The same method is used throughout the publications. For example, a historical synopsis of Plant City is threaded through its 1909 Union Depot and a section of Tampa’s Hyde Park is recalled with a photo of the 1890 Folk Victorian home built by Peter O. Knight, an early Tampa leader. Yet another aspect of the Gulf Coast – early tourism facilitated by early railroads — is revisited with a striking view of the 1896 Belleview-Biltmore Hotel, architecturally classified as an eclectic/shingle and the largest frame building in Florida. The grand, sprawling structure now is under threat of razing.
From the humble to the honored, Past Forward Tampa Bay illustrates the area’s cultural diversity with inclusion of a “Cracker” homestead, the 1886 Frame Vernacular house built by settler Samuel Baker at Elfers, which features a central “dogtrot” running from front to back doors under steeply pitched roof sheltering three rooms. In contrast, the Chinsegut Hill Manor House in Brooksville, another Frame Vernacular begun in 1847, is featured near it, resplendent with double pillared galleries surrounding the two-story living area on three sides. Now owned by the state, Chinsegut Hill Manor is a Florida Heritage Site.
Past Forward, initiated about a year ago, is a cooperative effort of the American Institute of Architects, Tampa Bay, Florida’s Department of State, Hillsborough County, the Ybor City Museum, the Tampa Bay History Center and the Newspaper in Education program overseen by The Tampa Bay Times, according to Sue Bedry, development specialist for NIE.
Nearly a half million copies of the souvenir history have been printed, Bedry said, with a substantial number to be stuffed in copies of the Tampa Bay Times Sunday edition, August 19. On Monday, August 27, bundles of copies expected to top 15,000 are to be made available at hotels and in the convention center for the thousands of delegates and masses of media representatives, she added. In addition, copies of the local legendary lore traced through its remarkable architecture will be provided early in September to eighth graders up and down the Suncoast as aids to their history studies.

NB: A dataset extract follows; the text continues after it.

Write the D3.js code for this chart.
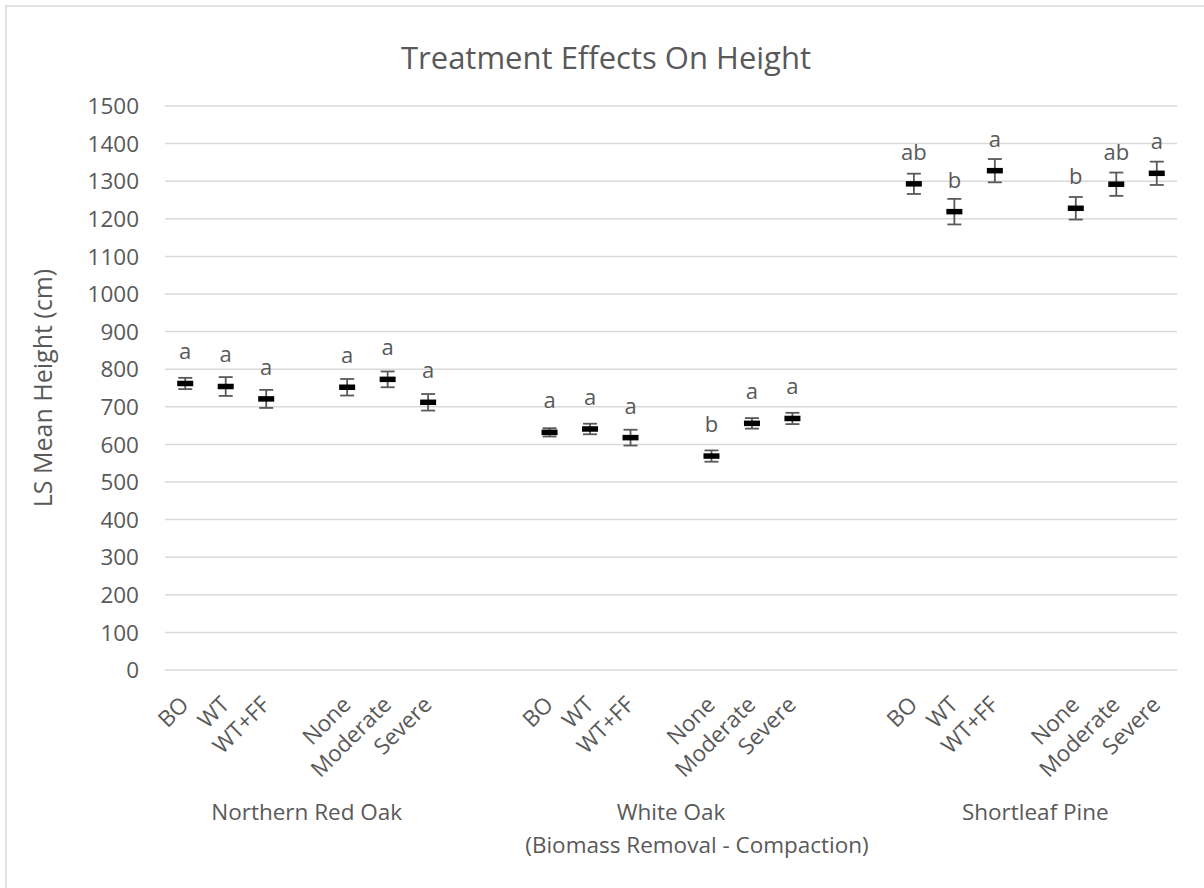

A pdf version will be downloadable from www.tampabay.com/nie, Bedry said.
Underwritten by several grants from local and state government, the project owes much to AIA Tampa Bay as well as to area historical and preservation groups such as the Ruskin History Project which provided information and, frequently, valuable photographs, Bedry emphasized.
She also credited architectural photographer Randy Van Duinen, Gus Paras of the AIA architectural committee and Jodi Pushkin, NIE manager, with the professional skills that brought together “living pieces of history,” producing a take-away for conventioneers to remind them of their visit and an overview of the rich local history for area residents. “Maybe it even will encourage some to get involved with preservation,” Bedry added.
As conventioneers are tasting the rich local mix, readers of Southwest Airlines’ Spirit Magazine are taking in a little feature about Gus Muench’s Crabby Adventures on the Little Manatee River. The article by writer Amanda Gleason, rounding up outstanding sites in the Tampa Bay area, also contains a crab photo, close up and personal.
And, even those without fluency in German will enjoy the YouTube version now playing of video shot in June by a team of Swiss filmmakers visiting Muench for a Sunday on the river. Much the same video, the filmmakers said, was earmarked for Swiss and German television as well as for showing aboard Edelweiss Airlines flights.